## start
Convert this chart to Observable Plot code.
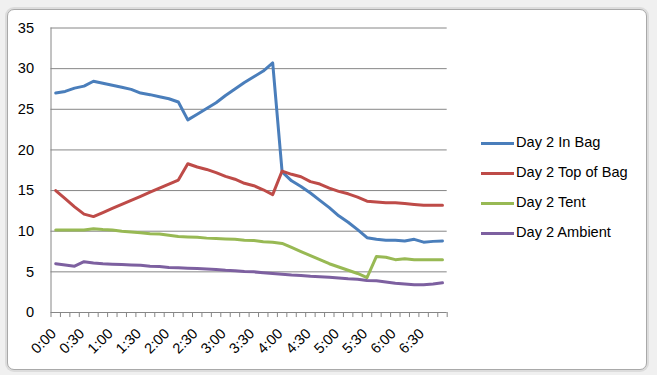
<!DOCTYPE html>
<html>
<head>
<meta charset="utf-8">
<script src="https://cdn.jsdelivr.net/npm/d3@7"></script>
<script src="https://cdn.jsdelivr.net/npm/@observablehq/plot@0.6"></script>
<style>
  html, body { margin: 0; padding: 0; }
  body { width: 657px; height: 375px; overflow: hidden; position: relative; background: #f0f0f0; font-family: "Liberation Sans", Arial, sans-serif; }
  #frame { position: absolute; left: 7px; top: 9px; width: 638px; height: 359px; background: #fff; border: 1px solid #a9a9a9; border-radius: 7px; box-shadow: 0 0 0 2px #dcdcdc; }
  #chart { position: absolute; left: 0; top: 0; }
  #legend { position: absolute; left: 480px; top: 133px; }
  .item { position: absolute; left: 0; height: 20px; width: 170px; }
  .item .sw { position: absolute; left: 1px; top: 9px; width: 33px; height: 3px; }
  .item .lb { position: absolute; left: 36px; top: 1px; font-size: 14.6px; color: #000; white-space: nowrap; }
</style>
</head>
<body>
<div id="frame"></div>
<div id="chart"></div>
<div id="legend"></div>
<script>
const times = ["0:00","0:10","0:20","0:30","0:40","0:50","1:00","1:10","1:20","1:30","1:40","1:50",
  "2:00","2:10","2:20","2:30","2:40","2:50","3:00","3:10","3:20","3:30","3:40","3:50",
  "4:00","4:10","4:20","4:30","4:40","4:50","5:00","5:10","5:20","5:30","5:40","5:50",
  "6:00","6:10","6:20","6:30","6:40","6:50"];

const seriesNames = ["Day 2 In Bag", "Day 2 Top of Bag", "Day 2 Tent", "Day 2 Ambient"];
const seriesColors = ["#4a7ebb", "#be4b48", "#98b954", "#7d60a0"];

const inBag = [27.0,27.2,27.6,27.85,28.45,28.2,27.95,27.7,27.45,27.0,26.8,26.55,26.3,25.9,23.7,24.4,
  25.1,25.8,26.7,27.5,28.3,29.0,29.7,30.7,17.3,16.2,15.5,14.7,13.8,12.9,11.9,11.1,10.2,9.2,
  9.0,8.9,8.9,8.8,9.0,8.65,8.75,8.8];
const topOfBag = [15.0,14.0,13.0,12.1,11.8,12.3,12.8,13.3,13.8,14.3,14.8,15.3,15.8,16.3,18.3,17.9,
  17.6,17.2,16.75,16.4,15.9,15.6,15.1,14.5,17.4,17.0,16.7,16.1,15.8,15.3,14.9,14.6,14.2,13.7,
  13.6,13.5,13.5,13.4,13.3,13.2,13.2,13.2];
const tent = [10.15,10.15,10.15,10.15,10.3,10.2,10.15,10.0,9.9,9.8,9.7,9.65,9.5,9.35,9.3,9.25,
  9.15,9.1,9.05,9.0,8.9,8.85,8.7,8.65,8.5,8.0,7.5,7.0,6.5,6.0,5.6,5.2,4.8,4.3,
  6.9,6.8,6.5,6.6,6.5,6.5,6.5,6.5];
const ambient = [6.0,5.85,5.7,6.25,6.1,6.0,5.95,5.9,5.85,5.8,5.7,5.65,5.55,5.5,5.45,5.4,
  5.35,5.3,5.2,5.15,5.05,5.0,4.9,4.8,4.7,4.6,4.55,4.45,4.4,4.35,4.25,4.15,4.1,3.95,
  3.9,3.75,3.6,3.5,3.4,3.4,3.5,3.65];

const yTicks = [0, 5, 10, 15, 20, 25, 30, 35];
const labelEvery = 3;

const allSeries = [inBag, topOfBag, tent, ambient];
const rows = [];
allSeries.forEach((vals, s) => vals.forEach((v, i) => rows.push({i, v, s: seriesNames[s]})));

const idx = times.map((t, i) => i);
const boundaries = d3.range(0, times.length + 1).map(b => b - 0.5);
const labelIdx = idx.filter(i => i % labelEvery === 0);

const plot = Plot.plot({
  width: 657,
  height: 375,
  marginLeft: 50.5,
  marginRight: 210.3,
  marginTop: 27.5,
  marginBottom: 63,
  style: {background: "transparent", fontFamily: "Liberation Sans, Arial, sans-serif", fontSize: "14.6px", color: "#000", overflow: "visible"},
  x: {domain: [-0.5, times.length - 0.5], axis: null},
  y: {domain: [0, 35], ticks: yTicks, tickSize: 0, tickPadding: 17, label: null},
  color: {domain: seriesNames, range: seriesColors},
  marks: [
    Plot.ruleY(yTicks, {stroke: "#868686", strokeWidth: 1}),
    Plot.ruleX([-0.5], {y1: 0, y2: 35, stroke: "#868686", strokeWidth: 1}),
    Plot.ruleX(boundaries, {y1: 0, y2: -0.62, stroke: "#868686", strokeWidth: 1}),
    Plot.line(rows, {x: "i", y: "v", z: "s", stroke: "s", strokeWidth: 3, strokeLinejoin: "round", strokeLinecap: "round"}),
    Plot.text(labelIdx, {x: d => d, y: -2.3, text: d => times[d], rotate: -45, textAnchor: "end", dx: -2, fontSize: 14.6, fill: "#000"})
  ]
});
document.getElementById("chart").appendChild(plot);

const legend = d3.select("#legend");
seriesNames.forEach((name, k) => {
  const it = legend.append("div").attr("class", "item").style("top", (k * 30) + "px");
  it.append("div").attr("class", "sw").style("background", seriesColors[k]);
  it.append("div").attr("class", "lb").text(name);
});
</script>
</body>
</html>
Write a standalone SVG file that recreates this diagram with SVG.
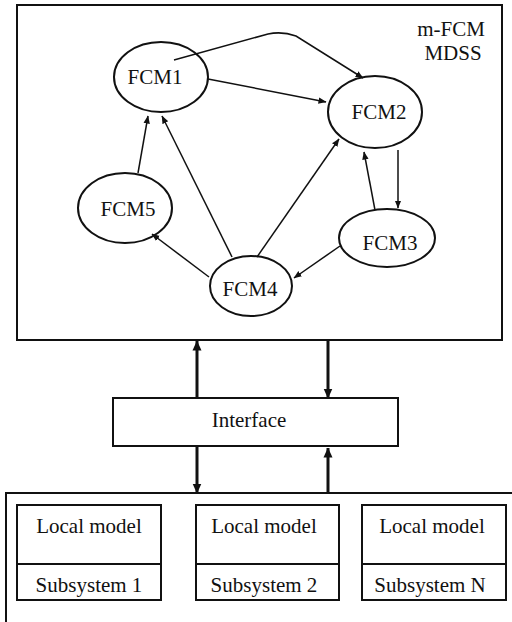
<svg xmlns="http://www.w3.org/2000/svg" width="512" height="622" viewBox="0 0 512 622">
<style>
.box{fill:#fff;stroke:#111;stroke-width:2}
.ell{fill:#fff;stroke:#111;stroke-width:2}
.t{font-family:"Liberation Serif","Times New Roman",serif;font-size:21px;fill:#111;text-anchor:middle}
.c{fill:none;stroke:#111;stroke-width:1.5}
.thick{fill:none;stroke:#111;stroke-width:3}
</style>
<defs>
<marker id="a" markerUnits="userSpaceOnUse" markerWidth="8" markerHeight="8" viewBox="0 0 8 8" refX="7.5" refY="4" orient="auto">
<path d="M0,0.8 L8,4 L0,7.2 Z" fill="#111"/>
</marker>
<marker id="b" markerUnits="userSpaceOnUse" markerWidth="10" markerHeight="10" viewBox="0 0 10 10" refX="9.5" refY="5" orient="auto">
<path d="M0,0.5 L10,5 L0,9.5 Z" fill="#111"/>
</marker>
</defs>
<rect width="512" height="622" fill="#fff"/>
<g id="mdss">
<rect class="box" x="17" y="5" width="485" height="335"/>
<text class="t" x="451" y="36">m-FCM</text>
<text class="t" x="453" y="60">MDSS</text>
</g>
<g id="fcm1"><ellipse class="ell" cx="161" cy="77" rx="47" ry="35"/><text class="t" x="155" y="84">FCM1</text></g>
<g id="fcm2"><ellipse class="ell" cx="375" cy="112" rx="47" ry="36"/><text class="t" x="379" y="119">FCM2</text></g>
<g id="fcm3"><ellipse class="ell" cx="387" cy="238" rx="48" ry="29"/><text class="t" x="390" y="250">FCM3</text></g>
<g id="fcm4"><ellipse class="ell" cx="251" cy="286" rx="41" ry="30"/><text class="t" x="250" y="296">FCM4</text></g>
<g id="fcm5"><ellipse class="ell" cx="125" cy="208" rx="47" ry="35"/><text class="t" x="128" y="216">FCM5</text></g>
<g id="interface">
<rect class="box" x="113" y="398" width="285" height="48"/>
<text class="t" x="249" y="427">Interface</text>
</g>
<g id="local">
<rect class="box" x="6" y="493" width="520" height="200"/>
</g>
<g id="sub1">
<rect class="box" x="17" y="505" width="144" height="95"/>
<line class="box" x1="17" y1="564" x2="161" y2="564"/>
<text class="t" x="89" y="533">Local model</text>
<text class="t" x="89" y="592">Subsystem 1</text>
</g>
<g id="sub2">
<rect class="box" x="196" y="505" width="143" height="95"/>
<line class="box" x1="196" y1="564" x2="339" y2="564"/>
<text class="t" x="264" y="533">Local model</text>
<text class="t" x="264" y="592">Subsystem 2</text>
</g>
<g id="subN">
<rect class="box" x="362" y="505" width="144" height="95"/>
<line class="box" x1="362" y1="564" x2="506" y2="564"/>
<text class="t" x="432" y="533">Local model</text>
<text class="t" x="430" y="592">Subsystem N</text>
</g>
<g id="connectors">
<path class="c" marker-end="url(#a)" d="M174,60 L268,34 Q282,31 296,36 L363,78"/>
<path class="c" marker-end="url(#a)" d="M208,79 L326,102"/>
<path class="c" marker-end="url(#a)" d="M138,173 L148,116"/>
<path class="c" marker-end="url(#a)" d="M232,257 L162,116"/>
<path class="c" marker-end="url(#a)" d="M257,257 L339,139"/>
<path class="c" marker-end="url(#a)" d="M398,150 L398,208"/>
<path class="c" marker-end="url(#a)" d="M375,210 L364,152"/>
<path class="c" marker-end="url(#a)" d="M340,246 L294,278"/>
<path class="c" marker-end="url(#a)" d="M209,277 L152,234"/>
<path class="thick" marker-end="url(#b)" d="M197,398 L197,341"/>
<path class="thick" marker-end="url(#b)" d="M328,340 L328,398"/>
<path class="thick" marker-end="url(#b)" d="M197,446 L197,493"/>
<path class="thick" marker-end="url(#b)" d="M328,493 L328,448"/>
</g>
</svg>
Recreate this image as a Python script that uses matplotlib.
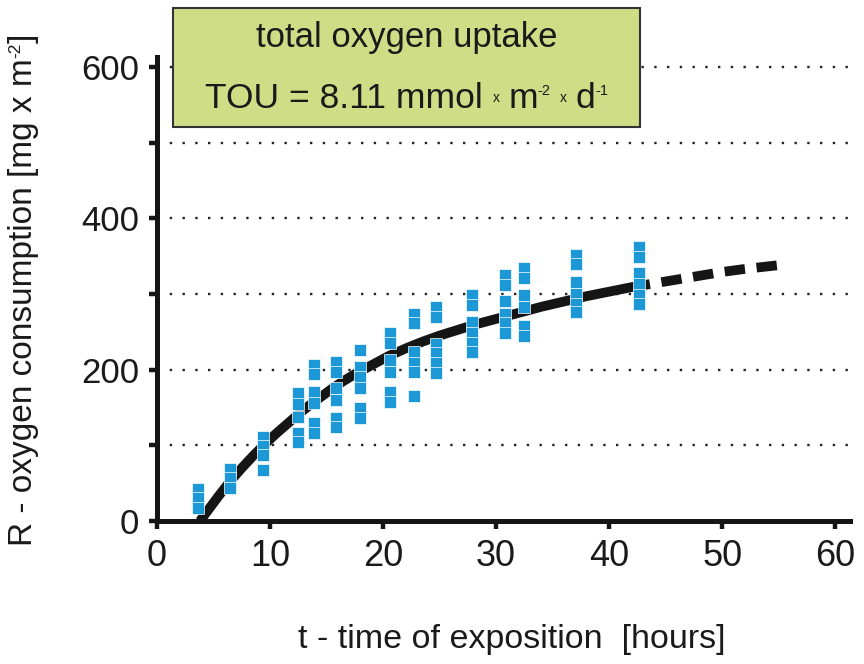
## end
Which lines hold the word "that"? Copy each of them from the records.

Write a standalone SVG file that recreates this diagram with SVG.
Recreate this image as a Python script that uses matplotlib.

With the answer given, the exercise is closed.